**WRITTEN EXERCISE:**
Everything from the first line down to the line containing "const cauD = [2.91, 2.91, 2.83];" should be reproduced exactly; please include nothing else.

**DATA SECTION:**
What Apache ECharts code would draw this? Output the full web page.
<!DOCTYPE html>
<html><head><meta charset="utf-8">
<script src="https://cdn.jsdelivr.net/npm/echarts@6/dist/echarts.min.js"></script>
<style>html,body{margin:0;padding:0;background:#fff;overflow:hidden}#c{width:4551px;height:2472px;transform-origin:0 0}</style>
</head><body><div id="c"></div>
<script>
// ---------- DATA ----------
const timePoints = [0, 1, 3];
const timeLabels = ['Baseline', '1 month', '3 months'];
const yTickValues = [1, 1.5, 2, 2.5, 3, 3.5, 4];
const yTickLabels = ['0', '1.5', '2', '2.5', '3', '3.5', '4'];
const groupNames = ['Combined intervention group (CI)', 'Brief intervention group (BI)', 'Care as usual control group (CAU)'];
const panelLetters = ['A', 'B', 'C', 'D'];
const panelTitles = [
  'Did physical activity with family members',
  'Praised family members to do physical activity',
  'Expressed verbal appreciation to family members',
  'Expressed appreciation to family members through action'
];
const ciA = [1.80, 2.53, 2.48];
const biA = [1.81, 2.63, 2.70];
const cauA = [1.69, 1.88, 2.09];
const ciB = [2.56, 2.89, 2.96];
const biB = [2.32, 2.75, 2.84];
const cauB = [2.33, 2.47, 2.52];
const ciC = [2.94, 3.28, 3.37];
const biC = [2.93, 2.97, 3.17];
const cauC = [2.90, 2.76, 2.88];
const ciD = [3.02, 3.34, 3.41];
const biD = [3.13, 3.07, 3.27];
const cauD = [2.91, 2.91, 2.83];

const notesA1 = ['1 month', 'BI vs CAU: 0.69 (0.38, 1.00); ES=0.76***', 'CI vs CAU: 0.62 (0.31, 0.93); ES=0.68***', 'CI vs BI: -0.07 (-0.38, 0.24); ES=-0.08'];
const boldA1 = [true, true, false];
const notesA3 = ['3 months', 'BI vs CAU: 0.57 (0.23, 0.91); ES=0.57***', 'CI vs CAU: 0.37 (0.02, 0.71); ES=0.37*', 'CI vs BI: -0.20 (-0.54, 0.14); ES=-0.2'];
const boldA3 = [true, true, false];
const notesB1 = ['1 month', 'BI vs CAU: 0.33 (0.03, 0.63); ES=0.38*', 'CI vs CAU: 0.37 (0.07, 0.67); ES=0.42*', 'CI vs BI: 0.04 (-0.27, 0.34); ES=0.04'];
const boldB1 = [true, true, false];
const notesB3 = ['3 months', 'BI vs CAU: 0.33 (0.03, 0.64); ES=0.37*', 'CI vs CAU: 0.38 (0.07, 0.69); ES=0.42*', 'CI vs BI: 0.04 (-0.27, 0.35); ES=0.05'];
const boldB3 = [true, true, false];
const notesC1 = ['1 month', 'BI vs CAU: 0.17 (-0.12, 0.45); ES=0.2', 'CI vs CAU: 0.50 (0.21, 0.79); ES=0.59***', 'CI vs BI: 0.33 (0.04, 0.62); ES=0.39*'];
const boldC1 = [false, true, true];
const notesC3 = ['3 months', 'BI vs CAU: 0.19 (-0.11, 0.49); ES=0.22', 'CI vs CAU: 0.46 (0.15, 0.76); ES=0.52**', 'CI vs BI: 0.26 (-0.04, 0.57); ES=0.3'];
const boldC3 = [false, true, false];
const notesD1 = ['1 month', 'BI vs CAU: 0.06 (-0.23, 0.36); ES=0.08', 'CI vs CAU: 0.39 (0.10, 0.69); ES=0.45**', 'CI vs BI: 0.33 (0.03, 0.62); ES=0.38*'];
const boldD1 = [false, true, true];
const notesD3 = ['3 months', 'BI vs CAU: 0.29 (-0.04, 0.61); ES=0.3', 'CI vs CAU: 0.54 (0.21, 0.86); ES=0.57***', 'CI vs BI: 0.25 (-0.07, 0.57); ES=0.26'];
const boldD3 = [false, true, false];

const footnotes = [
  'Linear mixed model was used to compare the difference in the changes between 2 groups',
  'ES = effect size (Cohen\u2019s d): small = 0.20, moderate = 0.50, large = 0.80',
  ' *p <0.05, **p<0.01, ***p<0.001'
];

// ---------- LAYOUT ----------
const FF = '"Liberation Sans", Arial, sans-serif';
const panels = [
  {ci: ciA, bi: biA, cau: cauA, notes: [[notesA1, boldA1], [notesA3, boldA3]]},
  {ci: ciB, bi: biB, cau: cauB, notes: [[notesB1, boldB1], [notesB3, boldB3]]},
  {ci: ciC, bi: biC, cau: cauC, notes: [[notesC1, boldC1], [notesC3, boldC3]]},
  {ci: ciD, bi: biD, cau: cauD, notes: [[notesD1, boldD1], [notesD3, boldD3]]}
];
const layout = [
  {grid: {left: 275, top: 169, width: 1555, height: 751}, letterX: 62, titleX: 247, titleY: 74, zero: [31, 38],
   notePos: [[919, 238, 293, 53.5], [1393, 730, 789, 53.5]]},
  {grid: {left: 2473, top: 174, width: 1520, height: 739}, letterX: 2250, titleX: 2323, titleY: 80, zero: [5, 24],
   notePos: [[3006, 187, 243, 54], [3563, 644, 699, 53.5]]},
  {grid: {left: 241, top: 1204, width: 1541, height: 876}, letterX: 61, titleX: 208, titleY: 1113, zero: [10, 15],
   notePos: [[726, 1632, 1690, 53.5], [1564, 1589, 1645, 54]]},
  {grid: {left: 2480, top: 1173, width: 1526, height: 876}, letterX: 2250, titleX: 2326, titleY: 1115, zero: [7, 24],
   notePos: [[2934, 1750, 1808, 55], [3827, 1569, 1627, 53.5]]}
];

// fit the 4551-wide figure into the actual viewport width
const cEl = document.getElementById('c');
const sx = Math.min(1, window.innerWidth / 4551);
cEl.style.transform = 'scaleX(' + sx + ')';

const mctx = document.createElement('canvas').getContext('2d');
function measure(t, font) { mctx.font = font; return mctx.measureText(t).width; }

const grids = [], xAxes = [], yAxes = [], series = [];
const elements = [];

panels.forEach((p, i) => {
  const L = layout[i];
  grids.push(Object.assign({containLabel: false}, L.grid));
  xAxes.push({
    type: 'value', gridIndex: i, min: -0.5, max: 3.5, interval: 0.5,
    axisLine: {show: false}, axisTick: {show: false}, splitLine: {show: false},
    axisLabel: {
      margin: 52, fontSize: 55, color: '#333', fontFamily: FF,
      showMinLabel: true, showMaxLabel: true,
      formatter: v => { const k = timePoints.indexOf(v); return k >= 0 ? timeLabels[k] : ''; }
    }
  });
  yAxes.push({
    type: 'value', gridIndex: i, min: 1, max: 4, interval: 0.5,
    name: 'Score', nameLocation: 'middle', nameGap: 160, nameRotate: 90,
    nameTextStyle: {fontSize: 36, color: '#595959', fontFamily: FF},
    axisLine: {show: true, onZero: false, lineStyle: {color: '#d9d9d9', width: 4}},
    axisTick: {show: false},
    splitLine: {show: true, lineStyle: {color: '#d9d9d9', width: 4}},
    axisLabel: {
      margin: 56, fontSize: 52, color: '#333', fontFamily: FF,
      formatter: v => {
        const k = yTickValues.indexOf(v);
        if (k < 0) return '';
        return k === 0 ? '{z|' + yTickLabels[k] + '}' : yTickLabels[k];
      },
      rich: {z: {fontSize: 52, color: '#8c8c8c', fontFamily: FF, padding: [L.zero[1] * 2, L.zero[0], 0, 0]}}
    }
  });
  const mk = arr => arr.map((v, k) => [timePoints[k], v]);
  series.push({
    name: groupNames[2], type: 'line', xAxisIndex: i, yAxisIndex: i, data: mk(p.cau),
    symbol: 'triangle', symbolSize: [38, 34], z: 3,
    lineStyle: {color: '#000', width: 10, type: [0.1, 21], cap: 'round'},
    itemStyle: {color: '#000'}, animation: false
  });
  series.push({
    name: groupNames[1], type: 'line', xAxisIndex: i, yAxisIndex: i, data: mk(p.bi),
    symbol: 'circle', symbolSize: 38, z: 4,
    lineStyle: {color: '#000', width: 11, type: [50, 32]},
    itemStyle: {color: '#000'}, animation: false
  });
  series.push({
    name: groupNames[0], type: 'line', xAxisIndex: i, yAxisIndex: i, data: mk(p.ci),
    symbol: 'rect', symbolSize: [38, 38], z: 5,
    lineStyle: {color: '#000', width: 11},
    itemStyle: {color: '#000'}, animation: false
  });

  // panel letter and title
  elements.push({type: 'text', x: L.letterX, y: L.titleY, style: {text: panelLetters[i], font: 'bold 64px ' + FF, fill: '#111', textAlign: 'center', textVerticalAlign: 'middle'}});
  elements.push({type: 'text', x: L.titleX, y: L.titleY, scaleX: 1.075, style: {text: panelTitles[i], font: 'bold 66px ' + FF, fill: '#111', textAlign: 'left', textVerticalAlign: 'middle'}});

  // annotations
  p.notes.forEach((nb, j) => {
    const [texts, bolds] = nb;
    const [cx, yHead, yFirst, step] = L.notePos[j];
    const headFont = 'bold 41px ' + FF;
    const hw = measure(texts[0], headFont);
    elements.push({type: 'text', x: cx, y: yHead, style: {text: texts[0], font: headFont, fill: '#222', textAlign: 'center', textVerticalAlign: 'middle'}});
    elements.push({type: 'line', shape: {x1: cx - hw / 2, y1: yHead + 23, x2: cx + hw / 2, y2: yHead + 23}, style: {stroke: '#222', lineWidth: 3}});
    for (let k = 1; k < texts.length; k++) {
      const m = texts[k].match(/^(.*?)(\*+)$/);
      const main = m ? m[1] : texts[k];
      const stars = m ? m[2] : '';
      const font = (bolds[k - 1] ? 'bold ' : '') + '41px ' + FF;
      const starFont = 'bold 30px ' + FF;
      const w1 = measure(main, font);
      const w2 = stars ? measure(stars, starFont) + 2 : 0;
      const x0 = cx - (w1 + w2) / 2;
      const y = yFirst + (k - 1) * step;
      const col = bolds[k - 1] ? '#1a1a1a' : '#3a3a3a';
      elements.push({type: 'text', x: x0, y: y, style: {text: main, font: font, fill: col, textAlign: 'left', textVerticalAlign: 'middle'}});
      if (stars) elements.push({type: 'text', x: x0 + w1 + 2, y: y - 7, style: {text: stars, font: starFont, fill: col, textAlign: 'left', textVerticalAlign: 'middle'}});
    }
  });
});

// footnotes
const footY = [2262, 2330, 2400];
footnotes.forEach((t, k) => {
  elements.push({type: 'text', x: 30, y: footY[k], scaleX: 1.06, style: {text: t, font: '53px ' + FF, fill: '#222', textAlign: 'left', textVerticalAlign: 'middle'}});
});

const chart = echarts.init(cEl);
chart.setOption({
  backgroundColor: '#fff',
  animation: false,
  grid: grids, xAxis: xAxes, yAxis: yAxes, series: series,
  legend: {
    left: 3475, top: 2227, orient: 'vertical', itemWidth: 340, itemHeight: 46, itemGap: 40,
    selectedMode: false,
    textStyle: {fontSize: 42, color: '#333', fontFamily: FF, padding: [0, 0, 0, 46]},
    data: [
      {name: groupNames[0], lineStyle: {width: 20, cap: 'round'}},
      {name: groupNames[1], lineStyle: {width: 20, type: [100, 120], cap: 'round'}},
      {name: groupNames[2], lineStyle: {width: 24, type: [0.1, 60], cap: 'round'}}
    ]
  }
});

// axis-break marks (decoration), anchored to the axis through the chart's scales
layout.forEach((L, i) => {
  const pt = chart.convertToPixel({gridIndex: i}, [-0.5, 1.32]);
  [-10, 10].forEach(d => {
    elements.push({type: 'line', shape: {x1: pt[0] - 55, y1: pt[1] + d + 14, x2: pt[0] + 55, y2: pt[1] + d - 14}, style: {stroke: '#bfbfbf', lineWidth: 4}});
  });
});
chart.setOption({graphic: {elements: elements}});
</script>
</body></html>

**RESULT FOR THIS EXERCISE:**
What Apache ECharts code would draw this? Output the full web page.
<!DOCTYPE html>
<html><head><meta charset="utf-8">
<script src="https://cdn.jsdelivr.net/npm/echarts@6/dist/echarts.min.js"></script>
<style>html,body{margin:0;padding:0;background:#fff;overflow:hidden}#c{width:4551px;height:2472px;transform-origin:0 0}</style>
</head><body><div id="c"></div>
<script>
// ---------- DATA ----------
const timePoints = [0, 1, 3];
const timeLabels = ['Baseline', '1 month', '3 months'];
const yTickValues = [1, 1.5, 2, 2.5, 3, 3.5, 4];
const yTickLabels = ['0', '1.5', '2', '2.5', '3', '3.5', '4'];
const groupNames = ['Combined intervention group (CI)', 'Brief intervention group (BI)', 'Care as usual control group (CAU)'];
const panelLetters = ['A', 'B', 'C', 'D'];
const panelTitles = [
  'Did physical activity with family members',
  'Praised family members to do physical activity',
  'Expressed verbal appreciation to family members',
  'Expressed appreciation to family members through action'
];
const ciA = [1.80, 2.53, 2.48];
const biA = [1.81, 2.63, 2.70];
const cauA = [1.69, 1.88, 2.09];
const ciB = [2.56, 2.89, 2.96];
const biB = [2.32, 2.75, 2.84];
const cauB = [2.33, 2.47, 2.52];
const ciC = [2.94, 3.28, 3.37];
const biC = [2.93, 2.97, 3.17];
const cauC = [2.90, 2.76, 2.88];
const ciD = [3.02, 3.34, 3.41];
const biD = [3.13, 3.07, 3.27];
const cauD = [2.91, 2.91, 2.83];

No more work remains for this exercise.